I then decided to test the hamburger icon against the word “MENU”.

A/B Test Conditions

The test was run against all mobile browsers across all pages.

The duration was about 5 days, and served to around 50,000 mobile visitors.

Demographics of the site show a skewing towards the 25-34 age group.

Demographics

Demographics

Mobile visitors are split into the following:

  • iOS 64%
  • Android 34%
  • Windows Phone and Blackberry make up most of the remaining 2%.

Original (baseline)

Based on the results of my previous test, the site now has a bordered ‘hamburger’.

baseline

Variation 1 (MENU + Border)

2-variation1

Variation 2 (MENU + Hamburger + Border)

2-variation2

Variation 3 (MENU without Border)

I would never consider this implementation, but I wanted to test, and check my assumptions.

2-variation3

Results

hamburgertest2

As predicted the word “MENU” alone performed poorly (but not as badly as I presumed).

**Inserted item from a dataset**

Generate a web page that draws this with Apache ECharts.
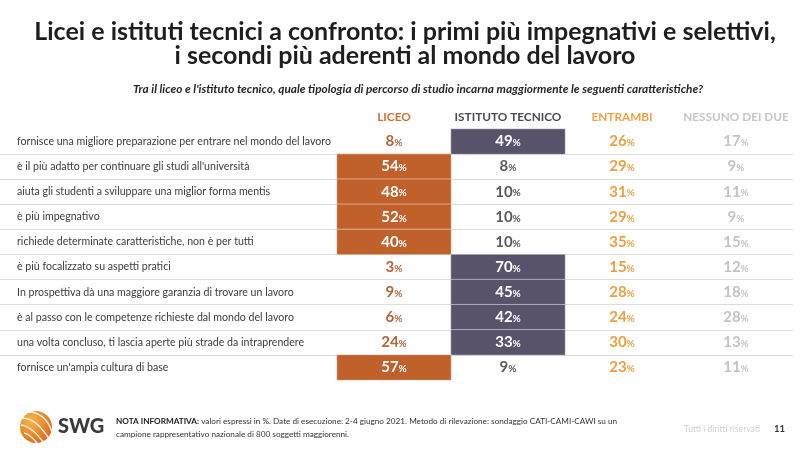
<!DOCTYPE html>
<html><head><meta charset="utf-8">
<script src="https://cdn.jsdelivr.net/npm/echarts@6/dist/echarts.min.js"></script>
<style>html,body{margin:0;padding:0;background:#fff}#c{width:800px;height:449px}</style>
</head><body><div id="c"></div>
<script>
var rows = [
  "fornisce una migliore preparazione per entrare nel mondo del lavoro",
  "è il più adatto per continuare gli studi all'università",
  "aiuta gli studenti a sviluppare una miglior forma mentis",
  "è più impegnativo",
  "richiede determinate caratteristiche, non è per tutti",
  "è più focalizzato su aspetti pratici",
  "In prospettiva dà una maggiore garanzia di trovare un lavoro",
  "è al passo con le competenze richieste dal mondo del lavoro",
  "una volta concluso, ti lascia aperte più strade da intraprendere",
  "fornisce un'ampia cultura di base"
];
var columns = ["LICEO", "ISTITUTO TECNICO", "ENTRAMBI", "NESSUNO DEI DUE"];
var liceo     = [8, 54, 48, 52, 40, 3, 9, 6, 24, 57];
var istituto  = [49, 8, 10, 10, 10, 70, 45, 42, 33, 9];
var entrambi  = [26, 29, 31, 29, 35, 15, 28, 24, 30, 23];
var nessuno   = [17, 9, 11, 9, 15, 12, 18, 28, 13, 11];

var FONT = 'Lato';
var headerColors = ['#c8733a', '#4a4a55', '#eba248', '#c6c6c6'];
var textColors = ['#b4653c', '#5a5a5a', '#e9a045', '#c4c4c4'];
var fillColors = ['#c0602a', '#58536a'];
var cols = [liceo, istituto, entrambi, nessuno];

var data = [];
for (var r = 0; r < rows.length; r++) {
  var mx = Math.max(liceo[r], istituto[r], entrambi[r], nessuno[r]);
  for (var c = 0; c < 4; c++) {
    var v = cols[c][r];
    var filled = c < 2 && v === mx;
    var col = filled ? '#ffffff' : textColors[c];
    data.push({
      value: [c, r, v],
      itemStyle: filled ? { color: fillColors[c], borderColor: 'rgba(255,255,255,0.45)', borderWidth: 1 }
                        : { color: 'rgba(0,0,0,0)', borderWidth: 0 },
      label: {
        rich: {
          v: { color: col, fontFamily: FONT, fontWeight: 'bold', fontSize: 15 },
          p: { color: col, fontFamily: FONT, fontWeight: 'bold', fontSize: 10, padding: [3, 0, 0, 0] }
        }
      }
    });
  }
}

var chart = echarts.init(document.getElementById('c'), null, { renderer: 'canvas' });
var split = { show: true, showMinLine: false, showMaxLine: false, interval: 0, lineStyle: { color: '#dcdcdc', width: 1 } };

chart.setOption({
  backgroundColor: '#ffffff',
  animation: false,
  title: [
    {
      text: 'Licei e istituti tecnici a confronto: i primi più impegnativi e selettivi,\ni secondi più aderenti al mondo del lavoro',
      left: 400, top: 15, textAlign: 'center',
      textStyle: { fontFamily: FONT, fontSize: 25, fontWeight: 'bold', color: '#1e1e1e', lineHeight: 24 }
    },
    {
      text: "Tra il liceo e l'istituto tecnico, quale tipologia di percorso di studio incarna maggiormente le seguenti caratteristiche?",
      left: 413, top: 78, textAlign: 'center',
      textStyle: { fontFamily: FONT, fontSize: 11.8, fontWeight: 'bold', fontStyle: 'italic', color: '#262626' }
    }
  ],
  grid: [
    { left: 0, top: 129, width: 337, height: 251 },
    { left: 337, top: 129, width: 456, height: 251 }
  ],
  xAxis: [
    { type: 'value', gridIndex: 0, show: false, min: 0, max: 1 },
    {
      type: 'category', gridIndex: 1, data: columns, position: 'top',
      axisLine: { show: false }, axisTick: { show: false }, splitLine: { show: false },
      axisLabel: {
        margin: 6, fontFamily: FONT, fontSize: 11.8, fontWeight: 'bold', interval: 0,
        color: function (val, idx) { return headerColors[columns.indexOf(val)]; }
      }
    }
  ],
  yAxis: [
    {
      type: 'category', gridIndex: 0, data: rows, inverse: true,
      axisLine: { show: false }, axisTick: { show: false },
      axisLabel: { inside: true, margin: 17, fontFamily: FONT, fontSize: 10.6, color: '#3c3c3c', interval: 0 },
      splitLine: split
    },
    {
      type: 'category', gridIndex: 1, data: rows, inverse: true,
      axisLine: { show: false }, axisTick: { show: false }, axisLabel: { show: false },
      splitLine: split
    }
  ],
  series: [{
    type: 'heatmap', xAxisIndex: 1, yAxisIndex: 1,
    data: data,
    label: {
      show: true,
      formatter: function (p) { return '{v|' + p.value[2] + '}{p|%}'; }
    },
    emphasis: { disabled: true }
  }],
  graphic: [
    { type: 'circle', shape: { cx: 36, cy: 427, r: 16 },
      style: { fill: new echarts.graphic.RadialGradient(0.35, 0.3, 0.8, [{ offset: 0, color: '#f6b648' }, { offset: 1, color: '#d9661c' }]) } },
    { type: 'bezierCurve', shape: { x1: 22, y1: 418, x2: 50, y2: 440, cpx1: 34, cpy1: 418, cpx2: 42, cpy2: 428 }, style: { stroke: 'rgba(255,255,255,0.85)', lineWidth: 1.5, fill: null } },
    { type: 'bezierCurve', shape: { x1: 21, y1: 425, x2: 44, y2: 443, cpx1: 30, cpy1: 426, cpx2: 37, cpy2: 434 }, style: { stroke: 'rgba(255,255,255,0.85)', lineWidth: 1.5, fill: null } },
    { type: 'bezierCurve', shape: { x1: 24, y1: 433, x2: 37, y2: 443, cpx1: 29, cpy1: 434, cpx2: 33, cpy2: 438 }, style: { stroke: 'rgba(255,255,255,0.85)', lineWidth: 1.5, fill: null } },
    { type: 'bezierCurve', shape: { x1: 28, y1: 412, x2: 52, y2: 432, cpx1: 40, cpy1: 412, cpx2: 48, cpy2: 420 }, style: { stroke: 'rgba(255,255,255,0.85)', lineWidth: 1.5, fill: null } },
    { type: 'text', left: 58, top: 417, style: { text: 'SWG', fontFamily: FONT, fontSize: 20, fontWeight: 900, fill: '#3a3a3a' } },
    { type: 'text', left: 116, top: 415, style: {
        text: '{b|NOTA INFORMATIVA:} valori espressi in %. Date di esecuzione: 2-4 giugno 2021. Metodo di rilevazione: sondaggio CATI-CAMI-CAWI su un\ncampione rappresentativo nazionale di 800 soggetti maggiorenni.',
        fontFamily: FONT, fontSize: 8.2, fill: '#333', lineHeight: 13,
        rich: { b: { fontFamily: FONT, fontSize: 8.2, fontWeight: 'bold', fill: '#222' } } } },
    { type: 'text', left: 684, top: 425, style: { text: 'Tutti i diritti riservati', fontFamily: FONT, fontSize: 8.6, fill: '#cfcfcf' } },
    { type: 'text', left: 774, top: 424, style: { text: '11', fontFamily: FONT, fontSize: 9.5, fontWeight: 'bold', fill: '#333' } }
  ]
});
</script>
</body></html>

Of interest is the bordered menu was clicked on significantly more than our hamburger icon.

iOS vs Android

Another tracking metric I’ve setup is event tracking in Analytics. I record an event every time the mobile menu is clicked.

What the preliminary data is showing:

iOS users are 2-3 times more likely to tap a menu icon than Android users.

Interpretations

Based on this and my previous AB test, a flat hamburger icon may not be ideal on a responsive website (remember this is a website not an app). Using the word MENU (and making it look like a button) could be more helpful for visitors.

This does not mean that users do not understand the hamburger/sandwich – it could be that the word MENU draws more attention.

UPDATE: New research from Nielsen Norman Group shows: Users are very familiar with the magnifying glass icon for search, but “Users are still unfamiliar with newer icons, including the three-line menu icon and the map-marker icon”.